Reinfusing Nature into Urban Environments

Jill Stanton, SUPERGARDEN, 2024. Photograph by Jacob Leblanc.

How can visual art activate possibilities for public engagement within the urban environment?  Jill Stanton’s Supergarden explores these possibilities with her larger-than-life art installations that have populated Churchill Square during this year’s The Works Art and Design Festival.   

Stanton is known for her site-specific works that incorporate both abstract and representative elements to generate new visual narratives and reflect the community, environment, and city in meaningful ways.  Her contribution to this year’s festival may remind people of Jonathan Monfries’ installation Canopy, which has appeared in The Works festival for the last two years. Combining functionality with aesthetics, his wooden structures revitalize public space by facilitating opportunities for people to congregate and converse with each other.   
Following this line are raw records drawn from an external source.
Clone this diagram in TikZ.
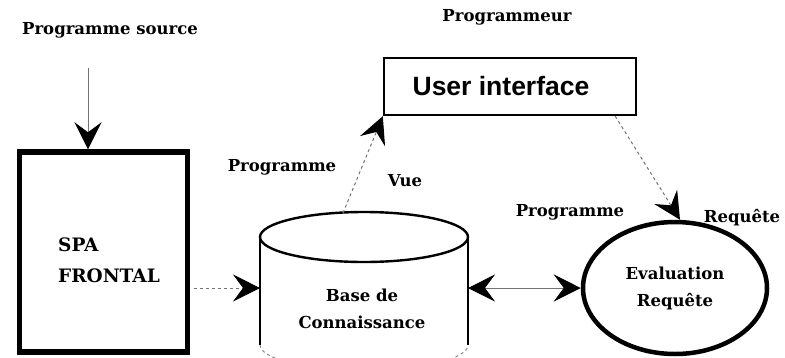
\documentclass[tikz,border=0pt]{standalone}
\usepackage{fontspec}
\setmainfont{DejaVu Serif}
\setsansfont{Liberation Sans}
\usetikzlibrary{arrows.meta,shapes.geometric}
\tikzset{
  lbl/.style={font=\bfseries\fontsize{16.5}{27}\selectfont, inner sep=0pt},
  headtip/.tip={Stealth[length=27pt,width=27pt,inset=10pt,color=black]},
  conn/.style={draw=black!55, line width=1pt, -headtip},
  conn2/.style={draw=black!55, line width=1pt, headtip-headtip},
}
\begin{document}
\begin{tikzpicture}[x=1pt,y=-1pt]
\useasboundingbox (0,0) rectangle (785,357);
\clip (0,0) rectangle (785,357);
% labels
\node[lbl] (src) at (110,30) {Programme source};
\node[lbl] (progmr) at (507,17) {Programmeur};
\node[lbl] (lprog1) at (282,167) {Programme};
\node[lbl] (lvue) at (405,181) {Vue};
\node[lbl] (lprog2) at (570,212) {Programme};
\node[lbl] (lreq) at (742,218) {Requête};
% SPA box
\node[draw, line width=5.5pt, minimum width=168pt, minimum height=200pt, inner sep=0pt] (spa) at (103.5,252) {};
\node[font=\bfseries\fontsize{18.5}{31}\selectfont, inner sep=0pt, align=left, anchor=west] (spatext) at (58,260) {SPA\\FRONTAL};
% user interface
\node[draw, line width=2.4pt, minimum width=252pt, minimum height=57pt, inner sep=0pt,
      font=\sffamily\bfseries\fontsize{26.5}{30}\selectfont] (ui) at (510,86.5) {\hspace*{-18pt}User interface};
% cylinder
\draw[line width=2.4pt] (364,237) ellipse [x radius=104, y radius=25];
\draw[line width=2.4pt] (260,237) -- (260,345);
\draw[line width=2.4pt] (468,237) -- (468,345);
\draw[line width=1pt, black!45, dashed] (260,345) arc[start angle=180, end angle=0, x radius=104, y radius=25];
\node[minimum width=208pt, minimum height=150pt, inner sep=0pt, outer sep=0pt] (kb) at (364,288) {};
\node[lbl, align=center] (kbtext) at (362,309) {Base de\\Connaissance};
% evaluation
\node[ellipse, draw, line width=4.5pt, minimum width=184pt, minimum height=132pt, inner sep=0pt,
      lbl, align=center] (eval) at (675,288) {Evaluation\\Requête};
% connectors
\coordinate (srcend) at (88,68);
\draw[conn] (srcend) -- (srcend |- spa.north);
\draw[conn, dashed] ([xshift=4pt]spa.east |- kb.west) -- (kb.west);
\draw[conn, dashed] ([xshift=-21pt]kb.north) -- (ui.south west);
\draw[conn, dashed] ([xshift=-22pt]ui.south east) -- ([xshift=5pt]eval.north);
\draw[conn2] (kb.east) -- (eval.west);
\end{tikzpicture}
\end{document}
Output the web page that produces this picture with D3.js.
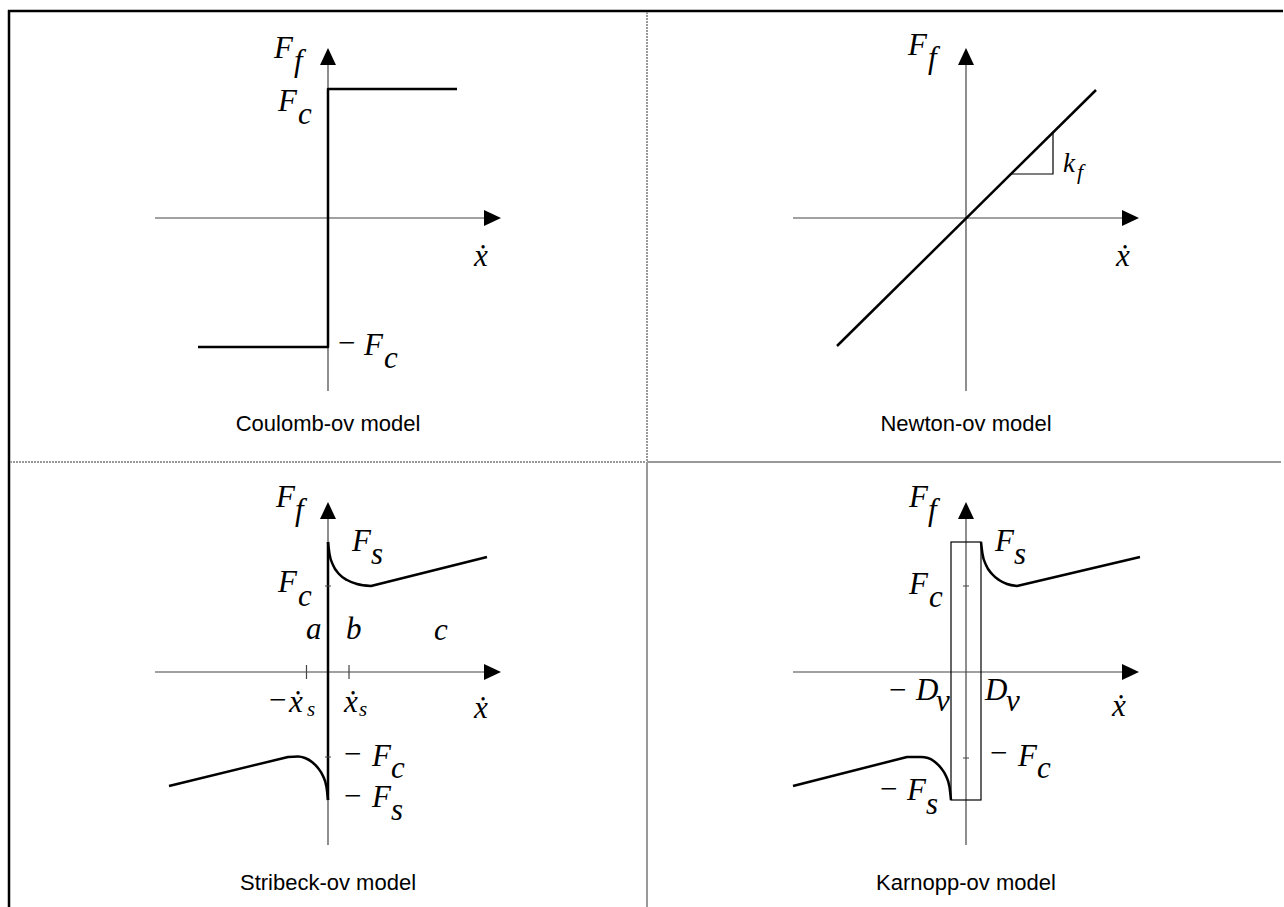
<!DOCTYPE html>
<html>
<head>
<meta charset="utf-8">
<script src="https://cdn.jsdelivr.net/npm/d3@7"></script>
<style>
  body { margin: 0; background: #fff; }
  .math { font-family: "Liberation Serif", "Times New Roman", serif; font-style: italic; fill: #000; }
  .title { font-family: "Liberation Sans", Arial, sans-serif; font-size: 22px; fill: #000; }
</style>
</head>
<body>
<script>
var svgWidth = 1284;
var svgHeight = 907;

// axis extent in model units (1 unit ~ 10px)
var axisX = [-17.3, 17.3];
var axisY = [-17.3, 17.0];

// Coulomb
var coulombPts = [[-13.0, -12.9], [0, -12.9], [0, 12.9], [12.9, 12.9]];

// Newton
var newtonPts = [[-12.9, -12.8], [13.0, 12.8]];
var newtonTri = [[4.5, 4.4], [8.7, 4.4], [8.7, 8.6]];

// Stribeck
var stribeckStick = [[0, 13.0], [0, -12.8]];
var stribeckUpper = [[0, 13.0], [0.15, 11.8], [0.5, 10.7], [1.1, 9.8], [1.9, 9.2], [2.9, 8.8], [4.3, 8.6]];
var stribeckUpperEnd = [15.9, 11.5];
var stribeckLower = [[0, -12.8], [-0.15, -11.5], [-0.5, -10.4], [-1.0, -9.6], [-1.6, -9.0], [-2.3, -8.6], [-3.0, -8.45], [-4.0, -8.5]];
var stribeckLowerEnd = [-15.9, -11.4];
var stribeckTicksY = [8.6, -8.5];
var stribeckTicksX = [-2.15, 2.1];

// Karnopp
var karnoppBandX = [-1.5, 1.5];
var karnoppBandY = [-12.8, 13.0];
var karnoppUpper = [[1.5, 13.0], [1.65, 11.8], [2.0, 10.7], [2.6, 9.8], [3.3, 9.2], [4.1, 8.8], [5.1, 8.6]];
var karnoppUpperEnd = [17.4, 11.5];
var karnoppLower = [[-1.5, -12.8], [-1.65, -11.5], [-2.0, -10.4], [-2.5, -9.6], [-3.1, -9.0], [-3.8, -8.6], [-4.5, -8.5], [-5.9, -8.5]];
var karnoppLowerEnd = [-17.3, -11.4];
var karnoppTicksY = [8.6, -8.6];

var titles = ["Coulomb-ov model", "Newton-ov model", "Stribeck-ov model", "Karnopp-ov model"];

var svg = d3.select("body")
  .append("svg")
  .attr("width", svgWidth)
  .attr("height", svgHeight);

// frame and cell dividers
svg.append("line").attr("x1", 9).attr("y1", 10).attr("x2", 9).attr("y2", 907)
  .attr("stroke", "#000").attr("stroke-width", 2.5);
svg.append("line").attr("x1", 8).attr("y1", 11).attr("x2", 1283).attr("y2", 11)
  .attr("stroke", "#000").attr("stroke-width", 2.5);
svg.append("line").attr("x1", 647).attr("y1", 12).attr("x2", 647).attr("y2", 462)
  .attr("stroke", "#999").attr("stroke-width", 2).attr("stroke-dasharray", "2,1");
svg.append("line").attr("x1", 10).attr("y1", 462).attr("x2", 646).attr("y2", 462)
  .attr("stroke", "#999").attr("stroke-width", 2).attr("stroke-dasharray", "2,1");
svg.append("line").attr("x1", 647).attr("y1", 462).attr("x2", 647).attr("y2", 907)
  .attr("stroke", "#999").attr("stroke-width", 2);
svg.append("line").attr("x1", 647).attr("y1", 462).attr("x2", 1281).attr("y2", 462)
  .attr("stroke", "#999").attr("stroke-width", 2);

function makePanel(cx, cy, title, titleDy) {
  var x = d3.scaleLinear().domain([-10, 10]).range([cx - 100, cx + 100]);
  var y = d3.scaleLinear().domain([-10, 10]).range([cy + 100, cy - 100]);
  var g = svg.append("g");

  // axes
  g.append("line")
    .attr("x1", x(axisX[0])).attr("y1", y(0))
    .attr("x2", x(axisX[1]) - 14).attr("y2", y(0))
    .attr("stroke", "#444").attr("stroke-width", 1.2);
  g.append("line")
    .attr("x1", x(0)).attr("y1", y(axisY[0]))
    .attr("x2", x(0)).attr("y2", y(axisY[1]) + 14)
    .attr("stroke", "#444").attr("stroke-width", 1.2);
  var tx = x(axisX[1]), ty = y(axisY[1]);
  g.append("path")
    .attr("d", `M${tx},${y(0)} L${tx - 17},${y(0) - 8} L${tx - 17},${y(0) + 8} Z`)
    .attr("fill", "#000");
  g.append("path")
    .attr("d", `M${x(0)},${ty} L${x(0) - 8},${ty + 17} L${x(0) + 8},${ty + 17} Z`)
    .attr("fill", "#000");

  g.append("text")
    .attr("class", "title")
    .attr("x", cx)
    .attr("y", cy + titleDy)
    .attr("text-anchor", "middle")
    .text(title);

  return { x: x, y: y, g: g, cx: cx, cy: cy };
}

function mathText(p, dx, dy, str, size) {
  p.g.append("text")
    .attr("class", "math")
    .attr("x", p.cx + dx)
    .attr("y", p.cy + dy)
    .attr("font-size", size || 31)
    .text(str);
}

function thick(p, pts) {
  var line = d3.line().x(d => p.x(d[0])).y(d => p.y(d[1]));
  return p.g.append("path")
    .attr("d", line(pts))
    .attr("fill", "none")
    .attr("stroke", "#000")
    .attr("stroke-width", 2.5)
    .attr("stroke-linejoin", "round");
}

function curveWithTail(p, pts, end) {
  var line = d3.line().x(d => p.x(d[0])).y(d => p.y(d[1])).curve(d3.curveMonotoneX);
  var d = line(pts) + `L${p.x(end[0])},${p.y(end[1])}`;
  p.g.append("path")
    .attr("d", d)
    .attr("fill", "none")
    .attr("stroke", "#000")
    .attr("stroke-width", 2.5)
    .attr("stroke-linejoin", "round");
}

function ticksY(p, vals) {
  p.g.selectAll(null).data(vals).enter().append("line")
    .attr("x1", p.x(0) - 3).attr("x2", p.x(0) + 3)
    .attr("y1", d => p.y(d)).attr("y2", d => p.y(d))
    .attr("stroke", "#444").attr("stroke-width", 1);
}

// ---- Coulomb
var p1 = makePanel(328, 218, titles[0], 213);
thick(p1, coulombPts);
mathText(p1, -54, -160, "F"); mathText(p1, -34, -147, "f");
mathText(p1, -50, -107, "F"); mathText(p1, -30, -94, "c");
mathText(p1, 146, 48, "\u1E8B");
mathText(p1, 8, 135, "\u2212"); mathText(p1, 36, 137, "F"); mathText(p1, 56, 150, "c");

// ---- Newton
var p2 = makePanel(966, 218, titles[1], 213);
thick(p2, newtonPts);
p2.g.append("path")
  .attr("d", d3.line().x(d => p2.x(d[0])).y(d => p2.y(d[1]))(newtonTri))
  .attr("fill", "none").attr("stroke", "#000").attr("stroke-width", 1.2);
mathText(p2, -58, -163, "F"); mathText(p2, -38, -150, "f");
mathText(p2, 97, -46, "k", 27); mathText(p2, 111, -39, "f", 22);
mathText(p2, 150, 48, "\u1E8B");

// ---- Stribeck
var p3 = makePanel(328, 672, titles[2], 218);
thick(p3, stribeckStick);
curveWithTail(p3, stribeckUpper, stribeckUpperEnd);
curveWithTail(p3, stribeckLower, stribeckLowerEnd);
ticksY(p3, stribeckTicksY);
p3.g.selectAll(null).data(stribeckTicksX).enter().append("line")
  .attr("x1", d => p3.x(d)).attr("x2", d => p3.x(d))
  .attr("y1", p3.y(0) - 7).attr("y2", p3.y(0) + 7)
  .attr("stroke", "#444").attr("stroke-width", 1.2);
mathText(p3, -52, -165, "F"); mathText(p3, -33, -152, "f");
mathText(p3, 24, -121, "F"); mathText(p3, 43, -108, "s");
mathText(p3, -50, -80, "F"); mathText(p3, -30, -66, "c");
mathText(p3, -22, -33, "a"); mathText(p3, 18, -33, "b"); mathText(p3, 106, -32, "c");
mathText(p3, -61, 38, "\u2212"); mathText(p3, -39, 40, "\u1E8B"); mathText(p3, -21, 44, "s", 21);
mathText(p3, 16, 40, "\u1E8B"); mathText(p3, 31, 44, "s", 21);
mathText(p3, 146, 46, "\u1E8B");
mathText(p3, 14, 92, "\u2212"); mathText(p3, 44, 94, "F"); mathText(p3, 63, 106, "c");
mathText(p3, 14, 134, "\u2212"); mathText(p3, 44, 135, "F"); mathText(p3, 63, 148, "s");

// ---- Karnopp
var p4 = makePanel(966, 672, titles[3], 218);
p4.g.append("rect")
  .attr("x", p4.x(karnoppBandX[0]))
  .attr("y", p4.y(karnoppBandY[1]))
  .attr("width", p4.x(karnoppBandX[1]) - p4.x(karnoppBandX[0]))
  .attr("height", p4.y(karnoppBandY[0]) - p4.y(karnoppBandY[1]))
  .attr("fill", "none").attr("stroke", "#000").attr("stroke-width", 1.2);
curveWithTail(p4, karnoppUpper, karnoppUpperEnd);
curveWithTail(p4, karnoppLower, karnoppLowerEnd);
ticksY(p4, karnoppTicksY);
mathText(p4, -57, -165, "F"); mathText(p4, -38, -152, "f");
mathText(p4, 29, -121, "F"); mathText(p4, 48, -108, "s");
mathText(p4, -57, -78, "F"); mathText(p4, -37, -65, "c");
mathText(p4, -79, 28, "\u2212"); mathText(p4, -50, 28, "D"); mathText(p4, -30, 39, "v");
mathText(p4, 19, 28, "D"); mathText(p4, 40, 39, "v");
mathText(p4, 146, 44, "\u1E8B");
mathText(p4, 22, 91, "\u2212"); mathText(p4, 52, 94, "F"); mathText(p4, 71, 106, "c");
mathText(p4, -88, 127, "\u2212"); mathText(p4, -59, 128, "F"); mathText(p4, -40, 142, "s");
</script>
</body>
</html>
Similarly, Stanton transforms downtown Edmonton’s urban environment by envisioning it as a positive space for public use, reflection, and enjoyment.  However, Stanton’s work differs from Monfries’ as her installations’ visual impact arises, in significant part, from their exaggeration of scale and proliferation of high contrast colour combinations.  Large flowers or plants such as the ones represented in Supergarden do not exist in reality, nor are they necessarily as colourful as those portrayed in her installation.  Nevertheless, these works are suitably evocative of real plants, such that people can experience the works in ways that are the most meaningful for them.  To facilitate people’s engagement, Stanton avoids adding many intricate details to the plants that she portrays and opts, instead, for a more suggestive style that leaves them open to people’s own interpretations and imaginations.  Including bold, clean lines as well as different gradations of colour, the works’ large scale also endows them with a fantasy-like quality, due to the visual contrast between their size and the people who view them.  This may peak people’s interest and allow them to transport themselves, albeit momentarily, into a different psychological space. 

Stanton’s choices of colour further contribute to each work’s impact.  By incorporating colours from different sides of the “colour wheel,” she creates high contrast colour combinations that will draw greater public attention and prompt people to take a second look.  For example, two of her installations include the complementary colours of orange and blue and purple and yellow. In stark contrast to the grey concrete of Churchill Square, these brightly painted sculptures encompass a range of different colours across the colour spectrum, which enliven and provide some much-needed vibrancy to the downtown core.  In doing so, they may also prompt people to consider the possibilities for building public spaces that are more people-centric and less disconnected from the natural environment.